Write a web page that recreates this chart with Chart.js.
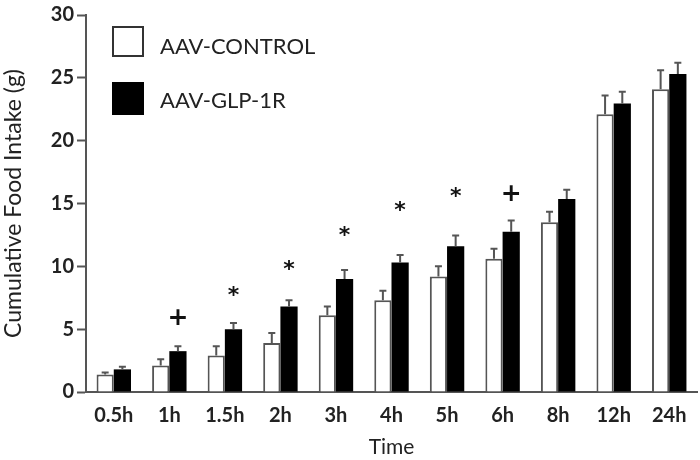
<!DOCTYPE html>
<html>
<head>
<meta charset="utf-8">
<script src="https://cdn.jsdelivr.net/npm/chart.js@4.4.1/dist/chart.umd.min.js"></script>
<style>
html,body{margin:0;padding:0;background:#fff;}
#wrap{width:700px;height:460px;}
</style>
</head>
<body>
<div id="wrap"><canvas id="c" width="700" height="460"></canvas></div>
<script>
const categories = ['0.5h','1h','1.5h','2h','3h','4h','5h','6h','8h','12h','24h'];
const controlValues = [1.4, 2.1, 2.9, 3.9, 6.1, 7.3, 9.2, 10.6, 13.5, 22.1, 24.1];
const controlErrors = [0.15, 0.5, 0.75, 0.8, 0.7, 0.75, 0.8, 0.8, 0.85, 1.5, 1.5];
const glpValues = [1.8, 3.25, 5.0, 6.8, 9.0, 10.3, 11.6, 12.75, 15.35, 22.95, 25.3];
const glpErrors = [0.2, 0.4, 0.5, 0.5, 0.7, 0.6, 0.85, 0.9, 0.75, 0.95, 0.9];
const markerSymbols = ['', '+', '*', '*', '*', '*', '*', '+', '', '', ''];
const markerValues = [null, 5.9, 8.05, 10.1, 12.75, 14.8, 15.9, 15.8, null, null, null];
const yTicks = [0, 5, 10, 15, 20, 25, 30];
const seriesNames = ['AAV-CONTROL', 'AAV-GLP-1R'];

const errorsBySeries = [controlErrors, glpErrors];

const extrasPlugin = {
  id: 'extras',
  afterDatasetsDraw(chart) {
    const ctx = chart.ctx;
    const y = chart.scales.y;
    ctx.save();
    ctx.strokeStyle = '#555';
    ctx.lineWidth = 2;
    chart.data.datasets.forEach((ds, di) => {
      const meta = chart.getDatasetMeta(di);
      meta.data.forEach((bar, i) => {
        const v = ds.data[i];
        const e = errorsBySeries[di][i];
        const x = bar.x;
        const y0 = y.getPixelForValue(v);
        const y1 = y.getPixelForValue(v + e);
        ctx.beginPath();
        ctx.moveTo(x, y0);
        ctx.lineTo(x, y1);
        ctx.moveTo(x - 3.5, y1);
        ctx.lineTo(x + 3.5, y1);
        ctx.stroke();
      });
    });
    const glpMeta = chart.getDatasetMeta(1);
    ctx.fillStyle = '#111';
    ctx.textAlign = 'center';
    ctx.textBaseline = 'middle';
    markerSymbols.forEach((s, i) => {
      if (!s || markerValues[i] == null) return;
      const x = glpMeta.data[i].x;
      const py = y.getPixelForValue(markerValues[i]);
      if (s === '+') {
        ctx.font = 'bold 25px "DejaVu Sans"';
        ctx.fillText('+', x, py + 1);
      } else {
        ctx.font = 'bold 22px "DejaVu Sans"';
        ctx.fillText('*', x, py + 5);
      }
    });
    ctx.lineWidth = 2;
    ctx.strokeStyle = '#333';
    ctx.fillStyle = '#fff';
    ctx.fillRect(113, 27, 30, 29);
    ctx.strokeRect(113, 27, 30, 29);
    ctx.fillStyle = '#000';
    ctx.fillRect(112, 82, 32, 33);
    ctx.font = '22px Lato';
    ctx.textAlign = 'left';
    ctx.fillStyle = '#222';
    ctx.fillText(seriesNames[0], 160, 47);
    ctx.fillText(seriesNames[1], 160, 101);
    ctx.restore();
  }
};

new Chart(document.getElementById('c'), {
  type: 'bar',
  data: {
    labels: categories,
    datasets: [
      { label: seriesNames[0], data: controlValues, backgroundColor: '#fff', borderColor: '#555', borderWidth: 2, borderSkipped: 'bottom' },
      { label: seriesNames[1], data: glpValues, backgroundColor: '#000', borderColor: '#000', borderWidth: 0 }
    ]
  },
  options: {
    responsive: false,
    animation: false,
    layout: { padding: { top: 12, right: 3, left: 0, bottom: 0 } },
    plugins: { legend: { display: false }, tooltip: { enabled: false } },
    datasets: { bar: { barPercentage: 1.0, categoryPercentage: 0.62 } },
    scales: {
      x: {
        grid: { display: false },
        border: { display: true, color: '#555', width: 2 },
        ticks: { color: '#222', font: { family: 'Lato', size: 20, weight: 'bold' }, padding: 4, maxRotation: 0 },
        title: { display: true, text: 'Time', color: '#222', font: { family: 'Lato', size: 21 }, padding: { top: 0, bottom: 0 } },
        afterFit(s) { s.height = 68; }
      },
      y: {
        min: 0, max: 30,
        afterBuildTicks(s) { s.ticks = yTicks.map(v => ({ value: v })); },
        grid: { display: true, drawOnChartArea: false, drawTicks: true, tickLength: 9, tickColor: '#555', tickWidth: 2 },
        border: { display: true, color: '#555', width: 2 },
        ticks: { color: '#222', font: { family: 'Lato', size: 20, weight: 'bold' }, padding: 3 },
        title: { display: true, text: 'Cumulative Food Intake (g)', color: '#222', font: { family: 'Lato', size: 23 }, padding: { top: 0, bottom: 0 } },
        afterFit(s) { s.width = 86; }
      }
    }
  },
  plugins: [extrasPlugin]
});
</script>
</body>
</html>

____________________

→ Exercise task
The lines from the top of the data above through the one holding "const errorsBySeries = [controlErrors, glpErrors];" are to be repeated exactly, and only those, with no pictures.

→ Task output
Write a web page that recreates this chart with Chart.js.
<!DOCTYPE html>
<html>
<head>
<meta charset="utf-8">
<script src="https://cdn.jsdelivr.net/npm/chart.js@4.4.1/dist/chart.umd.min.js"></script>
<style>
html,body{margin:0;padding:0;background:#fff;}
#wrap{width:700px;height:460px;}
</style>
</head>
<body>
<div id="wrap"><canvas id="c" width="700" height="460"></canvas></div>
<script>
const categories = ['0.5h','1h','1.5h','2h','3h','4h','5h','6h','8h','12h','24h'];
const controlValues = [1.4, 2.1, 2.9, 3.9, 6.1, 7.3, 9.2, 10.6, 13.5, 22.1, 24.1];
const controlErrors = [0.15, 0.5, 0.75, 0.8, 0.7, 0.75, 0.8, 0.8, 0.85, 1.5, 1.5];
const glpValues = [1.8, 3.25, 5.0, 6.8, 9.0, 10.3, 11.6, 12.75, 15.35, 22.95, 25.3];
const glpErrors = [0.2, 0.4, 0.5, 0.5, 0.7, 0.6, 0.85, 0.9, 0.75, 0.95, 0.9];
const markerSymbols = ['', '+', '*', '*', '*', '*', '*', '+', '', '', ''];
const markerValues = [null, 5.9, 8.05, 10.1, 12.75, 14.8, 15.9, 15.8, null, null, null];
const yTicks = [0, 5, 10, 15, 20, 25, 30];
const seriesNames = ['AAV-CONTROL', 'AAV-GLP-1R'];

const errorsBySeries = [controlErrors, glpErrors];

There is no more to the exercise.